This article was originally posted in the Chicago Daily Law Bulletin on July 16, 2012
PUBLISHER: MICHAEL B. KRAMER | EDITOR: OLIVIA CLARKE
Recently, Philip Corboy, a giant in the legal community, passed away. Many extraordinarily kind things were said about him after he passed. Though I know the legend of Phil Corboy, I never got a chance to get to know the man.
I have no doubt that he is worthy of all the praise he has gotten. What I admire most about him is the fact that he mentored so many lawyers who went on to become successes with Mr. Corboy’s full support and help.
I had some excellent mentoring myself and I write this article to honor my mentors and to salute other mentors, like Mr. Corboy, who are out there. These are lawyers who are real living examples of respectable professionals in our legal community. Though we need more, I have the good fortune of having some of them as my mentors and would like to acknowledge them in this article.
David Rapoport is the lawyer who gave me my first shot out of law school. He exudes legal proficiency and diligence. He leaves no stone unturned in his factual and legal investigations. I had the honor of handling and trying several complex cases with him and was always amazed with his uncanny ability to make something that was extremely complex, simple to understand. If just a little bit of his legal brilliance rubbed off on me over the years I worked for him, I am lucky. He truly is a lawyer’s lawyer.
Another lawyer I worked for early in my career was David Kupets. He taught me that it’s a round world and to treat everyone, even your adversaries, with respect. He often reminded me that the lawyer who you may have the upper hand with today will be the same lawyer that will have the upper hand on you later in your career and to act accordingly. I learned from him that you can fiercely advocate for your clients, and at the same time, act in a civil and professional manner.
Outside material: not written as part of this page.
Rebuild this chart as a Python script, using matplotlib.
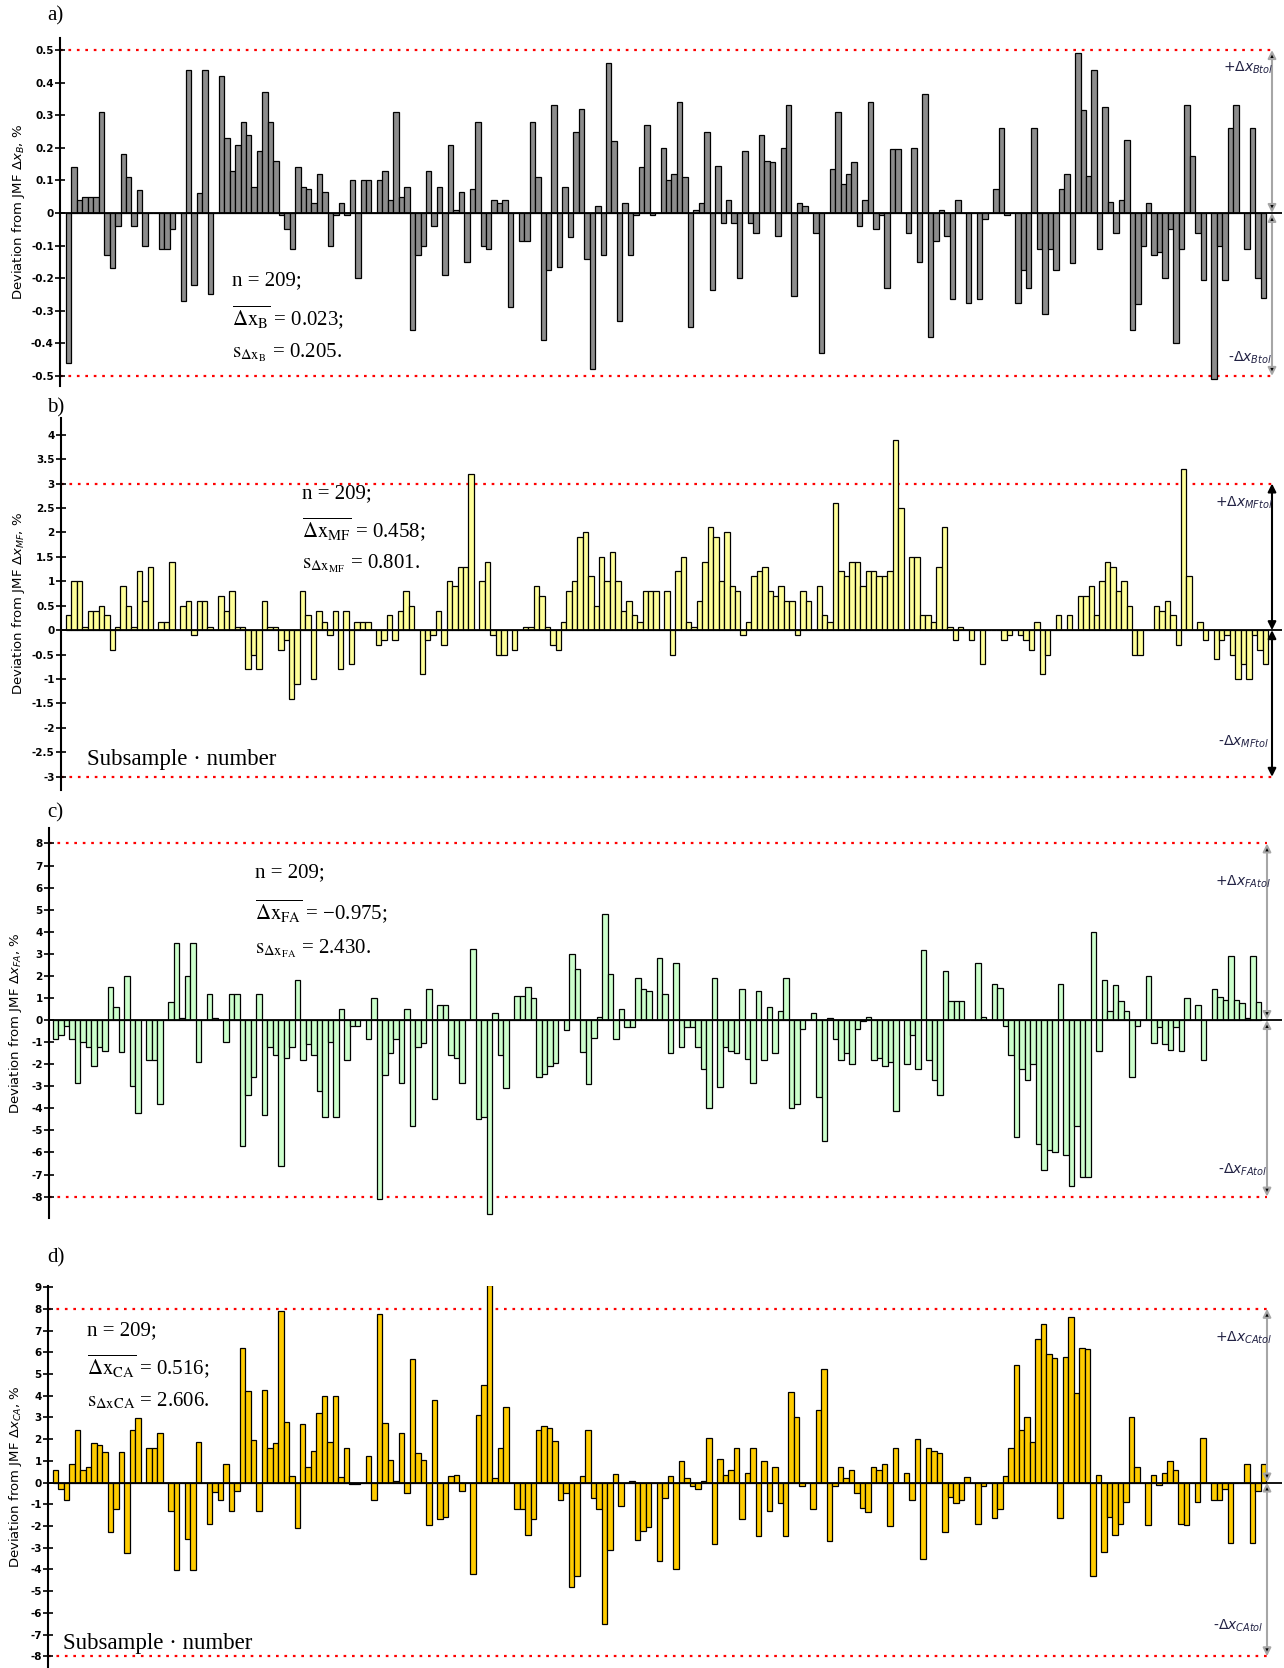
import numpy as np
import matplotlib.pyplot as plt

plt.rcParams['mathtext.fontset'] = 'stix'

W, H = 1284, 1668

# -------------------------------
# DATA
# -------------------------------

dev_b = [-0.46, 0.14, 0.04, 0.05, 0.05, 0.05, 0.31, -0.13, -0.17, -0.04, 0.18, 0.11, -0.04, 0.07, -0.10, 0, 0,
         -0.11, -0.11, -0.05, 0, -0.27, 0.44, -0.22, 0.06, 0.44, -0.25, 0, 0.42, 0.23, 0.13, 0.21, 0.28, 0.24,
         0.08, 0.19, 0.37, 0.28, 0.16, -0.005, -0.05, -0.11, 0.14, 0.08, 0.075, 0.03, 0.12, 0.065, -0.10, -0.005,
         0.03, -0.005, 0.10, -0.20, 0.10, 0.10, 0, 0.10, 0.13, 0.04, 0.31, 0.05, 0.08, -0.36, -0.13, -0.10, 0.13,
         -0.04, 0.08, -0.19, 0.21, 0.01, 0.065, -0.15, 0.075, 0.28,
         -0.10, -0.11, 0.04, 0.03, 0.04, -0.29, 0, -0.085, -0.085, 0.28, 0.11, -0.39, -0.175, 0.33, -0.165, 0.08,
         -0.075, 0.25, 0.32, -0.14, -0.48, 0.02, -0.13, 0.46, 0.22, -0.33, 0.03, -0.13, -0.005, 0.14, 0.27, -0.005,
         0, 0.20, 0.10, 0.12, 0.34, 0.11, -0.35, 0.01, 0.03, 0.25, -0.235, 0.145, -0.03, 0.04, -0.03, -0.20, 0.19,
         -0.03, -0.06, 0.24, 0.16, 0.155, -0.07, 0.20, 0.33, -0.255, 0.03, 0.02, 0, -0.06, -0.43, 0, 0.135, 0.31,
         0.09, 0.12, 0.155, -0.04, 0.04,
         0.34, -0.05, -0.005, -0.23, 0.195, 0.195, 0, -0.06, 0.20, -0.15, 0.365, -0.38, -0.085, 0.01, -0.07, -0.265,
         0.04, 0, -0.275, 0, -0.265, -0.02, 0, 0.075, 0.26, -0.005, 0, -0.275, -0.175, -0.23, 0.26, -0.11, -0.31,
         -0.11, -0.175, 0.075, 0.12, -0.155, 0.49, 0.315, 0.115, 0.44, -0.11, 0.325, 0.035, -0.06, 0.04, 0.225,
         -0.36, -0.28, -0.10, 0.03, -0.13, -0.12, -0.20, -0.05, -0.40, -0.11, 0.33, 0.175, -0.06, -0.205, 0, -0.51,
         -0.10, -0.205, 0.26, 0.33, 0, -0.11, 0.26, -0.20, -0.26]

dev_mf = [0.3, 1.0, 1.0, 0.07, 0.4, 0.4, 0.5, 0.3, -0.4, 0.07, 0.9, 0.5, 0.07, 1.2, 0.6, 1.3, 0, 0.17, 0.17, 1.4,
          0, 0.5, 0.6, -0.1, 0.6, 0.6, 0.07, 0, 0.7, 0.4, 0.8, 0.07, 0.07, -0.8, -0.5, -0.8, 0.6, 0.07, 0.07, -0.4,
          -0.2, -1.4, -1.1, 0.8, 0.3, -1.0, 0.4, 0.17, -0.1, 0.4, -0.8, 0.4, -0.7, 0.17, 0.17, 0.17, 0, -0.3, -0.2,
          0.3, -0.2, 0.4, 0.8, 0.5, 0, -0.9, -0.2, -0.1, 0.4, -0.3, 1.0, 0.9, 1.3, 1.3, 3.2,
          0, 1.0, 1.4, -0.1, -0.5, -0.5, 0, -0.4, 0, 0.07, 0.07, 0.9, 0.7, 0.07, -0.3, -0.4, 0.17, 0.8, 1.0, 1.9,
          2.0, 1.1, 0.5, 1.5, 1.0, 1.6, 1.0, 0.4, 0.6, 0.3, 0.17, 0.8, 0.8, 0.8, 0, 0.8, -0.5, 1.2, 1.5, 0.17,
          0.07, 0.6, 1.4, 2.1, 1.9, 1.0, 2.0, 0.9, 0.8, -0.1, 0.17, 1.1, 1.2, 1.3, 0.8, 0.7, 0.9, 0.6, 0.6, -0.1,
          0.8, 0.6, 0, 0.9, 0.3, 0.17, 2.6, 1.2, 1.1, 1.4, 1.4, 0.9, 1.2,
          1.2, 1.1, 1.1, 1.2, 3.9, 2.5, 0, 1.5, 1.5, 0.3, 0.3, 0.17, 1.3, 2.1, 0.07, -0.2, 0.07, 0, -0.2, 0, -0.7,
          0, 0, 0, -0.2, -0.1, 0, -0.1, -0.2, -0.4, 0.17, -0.9, -0.5, 0, 0.3, 0, 0.3, 0, 0.7, 0.7, 0.9, 0.3, 1.0,
          1.4, 1.3, 0.8, 1.0, 0.5, -0.5, -0.5, 0, 0, 0.5, 0.4, 0.6, 0.3, -0.3, 3.3, 1.1, 0, 0.17, -0.2, 0, -0.6,
          -0.2, -0.1, -0.5, -1.0, -0.7, -1.0, -0.1, -0.4, -0.7]

dev_fa = [-0.85, -0.7, -0.25, -0.85, -2.85, -1.0, -1.2, -2.1, -1.2, -1.4, 1.5, 0.6, -1.45, 2.0, -3.0, -4.2, 0,
          -1.8, -1.8, -3.8, 0, 0.8, 3.5, 0.1, 2.0, 3.5, -1.9, 0, 1.2, 0.07, 0, -1.0, 1.2, 1.2, -5.7, -3.4, -2.6,
          1.2, -4.3, -1.2, -1.6, -6.6, -1.7, -1.2, 1.8, -1.8, -1.1, -1.6, -3.2, -4.4, -1.0, -4.4, 0.5, -1.8, -0.25,
          -0.25, 0, -0.85, 1.0, -8.1, -2.5, -1.5, -0.85, -2.85, 0.5, -4.8, -1.2, -1.05, 1.4, -3.6, 0.7, 0.7, -1.6,
          -1.7,
          -2.85, 0, 3.2, -4.5, -4.4, -8.8, 0.3, -1.6, -3.1, 0, 1.1, 1.1, 1.5, 1.0, -2.6, -2.45, -2.1, -1.95, 0,
          -0.45, 3.0, 2.3, -1.45, -2.9, -0.8, 0.15, 4.8, 2.1, -0.85, 0.5, -0.3, -0.3, 1.9, 1.4, 1.3, 0, 2.8, 1.2,
          -1.5, 2.6, -1.2, -0.3, -0.3, -1.2, -2.2, -4.0, 1.9, -3.05, -1.2, -1.4, -1.5, 1.4, -1.75, -2.85, 1.3, -1.8,
          0.6, -1.5, 0.4, 1.9, -4.0, -3.8, -0.4, 0, 0.3, -3.5, -5.5, 0.07, -0.85, -1.8, -1.5, -2.0, -0.4, -0.05,
          0.15,
          -1.8, -1.7, -2.1, -1.9, -4.1, 0, -2.0, -0.7, -2.2, 3.15, -1.8, -2.7, -3.4, 2.2, 0.85, 0.85, 0.85, 0, 0,
          2.6, 0.15, 0, 1.65, 1.45, -0.25, -1.6, -5.3, -2.2, -2.7, -2.0, -5.6, -6.8, -5.9, -6.0, 1.65, -6.1, -7.5,
          -4.8, -7.1, -7.1, 4.0, -1.4, 1.8, 0.4, 1.6, 0.85, 0.4, -2.6, -0.25, 0, 2.0, -1.05, -0.3, -1.1, -1.35,
          -0.3, -1.4, 1.0, 0, 0.7, -1.8, 0, 1.4, 1.05, 0.9, 2.9, 0.9, 0.75, 0.07, 2.9, 0.8]

dev_ca = [0.6, -0.3, -0.8, 0.85, 2.4, 0.6, 0.7, 1.8, 1.75, 1.4, -2.3, -1.2, 1.4, -3.25, 2.4, 2.95, 0, 1.6, 1.6,
          2.3, 0, -1.3, -4.05, 0, -2.6, -4.05, 1.85, 0, -1.9, -0.45, -0.8, 0.85, -1.3, -0.4, 6.2, 4.2, 1.95, -1.3,
          4.25, 1.6, 1.8, 7.9, 2.8, 0.3, -2.1, 2.7, 0.7, 1.45, 3.2, 4.0, 1.85, 4.0, 0.25, 1.6, -0.05, -0.05, 0,
          1.2, -0.8, 7.75, 2.75, 1.05, 0.07, 2.3, -0.5, 5.7, 1.35, 1.05, -1.95, 3.8, -1.7, -1.6, 0.3, 0.35,
          -0.4, 0, -4.2, 3.1, 4.5, 9.1, 0.2, 1.6, 3.5, 0, -1.2, -1.2, -2.4, -1.7, 2.4, 2.6, 2.5, 1.9, -0.8, -0.5,
          -4.8, -4.3, 0.3, 2.4, -0.7, -1.2, -6.5, -3.1, 0.4, -1.1, 0, 0.05, -2.65, -2.25, -2.05, 0, -3.6, -0.7,
          0.3, -4.0, 1.0, 0.2, -0.15, -0.3, 0.07, 2.05, -2.85, 1.1, 0.35, 0.6, 1.6, -1.7, 0.45, 1.6, -2.45, 1.0,
          -1.3, 0.7, -0.95, -2.45, 4.15, 3.0, -0.15, 0, -1.2, 3.35, 5.25, -2.7, -0.15, 0.7, 0.2, 0.6, -0.5, -1.15,
          -1.35,
          0.7, 0.6, 0.85, -2.0, 1.6, 0, 0.45, -0.8, 2.0, -3.5, 1.6, 1.45, 1.35, -2.3, -0.65, -0.95, -0.8, 0.25, 0,
          -1.9, -0.15, 0, -1.65, -1.2, 0.3, 1.6, 5.4, 2.4, 3.0, 1.85, 6.6, 7.3, 5.9, 5.75, -1.65, 5.8, 7.6, 4.1,
          6.2, 6.15, -4.3, 0.35, -3.2, -1.6, -2.4, -1.9, -0.9, 3.0, 0.7, 0, -1.95, 0.35, -0.1, 0.45, 1.0, 0.6,
          -1.9, -1.95, 0, -0.9, 2.05, 0, -0.8, -0.8, -0.3, -2.8, 0, 0, 0.85, -2.8, -0.4, 0.85]

letters = ["a)", "b)", "c)", "d)"]
subs = ["B", "MF", "FA", "CA"]
tols = [0.5, 3, 8, 8]
means = ["0.023", "0.458", "\u22120.975", "0.516"]
sds = ["0.205", "0.801", "2.430", "2.606"]
colors = ["#8c8c8c", "#ffff99", "#ccffcc", "#ffcc00"]

# -------------------------------
# LAYOUT (pixels of the 1284x1668 picture)
# -------------------------------

panels = [
    dict(box=(60, 38, 1282, 386), bars=(66, 1266), ylim=(-0.531, 0.537),
         ticks=np.round(np.arange(-0.5, 0.51, 0.1), 1), arrow=1272, acol="#a6a6a6",
         stats=(232, 281, 36), tl=((1223, 0.445), (1228, -0.445)), sub_lab=None),
    dict(box=(61, 418, 1282, 790), bars=(66, 1268), ylim=(-3.27, 4.34),
         ticks=np.arange(-3, 4.01, 0.5), arrow=1272, acol="black",
         stats=(302, 494, 35), tl=((1215, 2.6), (1218, -2.28)), sub_lab=(87, 759)),
    dict(box=(49, 828, 1282, 1218), bars=(53, 1261), ylim=(-8.97, 8.70),
         ticks=np.arange(-8, 9), arrow=1267, acol="#a6a6a6",
         stats=(255, 873, 38), tl=((1215, 6.26), (1218, -6.8)), sub_lab=None),
    dict(box=(48, 1286, 1282, 1668), bars=(53, 1266), ylim=(-8.54, 9.05),
         ticks=np.arange(-8, 10), arrow=1267, acol="#a6a6a6",
         stats=(87, 1331, 35), tl=((1215, 6.66), (1213, -6.6)), sub_lab=(63, 1643)),
]

fig = plt.figure(figsize=(W / 100, H / 100), dpi=100)

for k, (vals, p) in enumerate(zip([dev_b, dev_mf, dev_fa, dev_ca], panels)):
    l, t, r, b = p["box"]
    ax = fig.add_axes([l / W, 1 - b / H, (r - l) / W, (b - t) / H])
    n = len(vals)
    x0, x1 = p["bars"]
    sc = n / (x1 - x0)
    ax.set_xlim(-0.5 - (x0 - l) * sc, n - 0.5 + (r - x1) * sc)
    ax.set_ylim(*p["ylim"])

    ax.bar(np.arange(n), vals, width=1.0, color=colors[k], edgecolor="black", linewidth=0.9, zorder=2)
    ax.axhline(0, color="black", lw=1.3, zorder=3)

    tol = tols[k]
    xa = (p["arrow"] - l) / (r - l)
    for s in (1, -1):
        ax.axhline(s * tol, xmax=xa, color="red", lw=1.6, ls=(0, (1.2, 2.6)), zorder=1)
        ax.annotate("", xy=(xa, s * tol), xytext=(xa, 0), xycoords=ax.get_yaxis_transform(),
                    arrowprops=dict(arrowstyle="<|-|>", edgecolor=p["acol"], facecolor="black",
                                    lw=1.5, mutation_scale=12, shrinkA=0, shrinkB=0))

    # tolerance labels
    (xp, yp), (xm, ym) = p["tl"]
    tr = ax.get_yaxis_transform()
    ax.text((xp - l) / (r - l), yp, r"+$\Delta x_{%stol}$" % subs[k], transform=tr, fontsize=10,
            color="#222244", math_fontfamily="dejavusans", va="center")
    ax.text((xm - l) / (r - l), ym, r"-$\Delta x_{%stol}$" % subs[k], transform=tr, fontsize=10,
            color="#222244", math_fontfamily="dejavusans", va="center")

    # axes styling
    for side in ("top", "right", "bottom"):
        ax.spines[side].set_visible(False)
    ax.spines["left"].set_linewidth(1.5)
    ax.set_xticks([])
    ticks = p["ticks"]
    ax.set_yticks(ticks)
    ax.set_yticklabels(["%g" % (v + 0.0) if abs(v) > 1e-9 else "0" for v in ticks])
    ax.tick_params(axis="y", direction="inout", length=7, width=1.2, labelsize=7.5, pad=1)
    for lab in ax.get_yticklabels():
        lab.set_fontweight("bold")
    ax.patch.set_alpha(0)

    # stats box
    sx, sy, dy = p["stats"]
    sub = subs[k]
    fs = 15
    fig.text(sx / W, 1 - sy / H, "n = 209;", family="Liberation Serif", fontsize=fs, va="center")
    fig.text(sx / W, 1 - (sy + dy) / H,
             r"$\overline{\mathrm{\Delta x}_{\mathrm{%s}}}$ = %s;" % (sub, means[k]),
             family="Liberation Serif", fontsize=fs, va="center")
    if k == 3:
        s_lab = r"$\mathrm{s}_{\mathrm{\Delta xCA}}$ = %s." % sds[k]
    else:
        s_lab = r"$\mathrm{s}_{\mathrm{\Delta x}_{\mathrm{%s}}}$ = %s." % (sub, sds[k])
    fig.text(sx / W, 1 - (sy + 2 * dy) / H, s_lab, family="Liberation Serif", fontsize=fs, va="center")

    if p["sub_lab"] is not None:
        ux, uy = p["sub_lab"]
        fig.text(ux / W, 1 - uy / H, "Subsample \u00b7 number", family="Liberation Serif",
                 fontsize=16.5, va="center")

    # panel letter and y label
    ly = {0: 16, 1: 408, 2: 813, 3: 1258}[k]
    fig.text(47 / W, 1 - ly / H, letters[k], family="Liberation Serif", fontsize=15, va="center")
    lx = 19 if k < 2 else 16
    fig.text(lx / W, 1 - ((t + b) / 2) / H,
             r"Deviation from JMF $\mathit{\Delta x}_{%s}$, %%" % sub,
             rotation=90, fontsize=9.5, va="center", ha="center", math_fontfamily="dejavusans")

fig.savefig("out.png", dpi=100)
For a couple of years, I got out of the “trenches” and worked for an insurance company. My job was to coordinate and manage the strategic direction of million-dollar-plus cases. My boss was a renowned Alabama trial lawyer by the name of Davis Carr. His leadership skills allowed him to get extraordinary achievement from ordinary people. He demonstrated day in and day out that integrity was the most valuable and respected quality of leadership. While he passed away long before his time, my life was enriched by the time I spent with him.
After the insurance company and before starting my own firm, I worked at Clifford Law Offices. I had the privilege of trying a catastrophic injury case with Bob Clifford, a tough case with a very good chance for a defense verdict. This was well after he reached his high profile status in the legal community. While some lawyers of his stature would have delegated the case to someone else or passed on it completely, Mr. Clifford didn’t. He tried the case and the jury came back with a multi-million dollar verdict in our client’s favor. During that trial, I learned a lot from Mr. Clifford, not only about the art of trial advocacy, but about confidence and courage.
My mentors’ law practices and lives are marked by integrity, compassion, courtesy, bravery and honor. They treat people with respect. They enhance the image of the legal profession in general. These lawyers are an inspiration for guys like me, who strive to do our best for our clients and our families while also finding energy to do what’s right for our communities. I hope that if you are reading this that your mentors are as good as mine and that you are or will become one of those mentors yourself.
Lastly, I must not forget to acknowledge my number one mentor. He never practiced law. However, he was very ambitious and demonstrated a remarkable work ethic. He grew up poor, but eventually did well for himself and more importantly to him, for his family. Though he didn’t spend much money on himself, he didn’t wince when it came time to pay for his five children’s post high school educations. As hard as he worked, he never lost his sense of family. He dedicated himself to work, but always had time for his wife and kids. He demonstrated a good sense of humor and a touching sensitivity. I only hope I inherited some of his traits. This man was my father.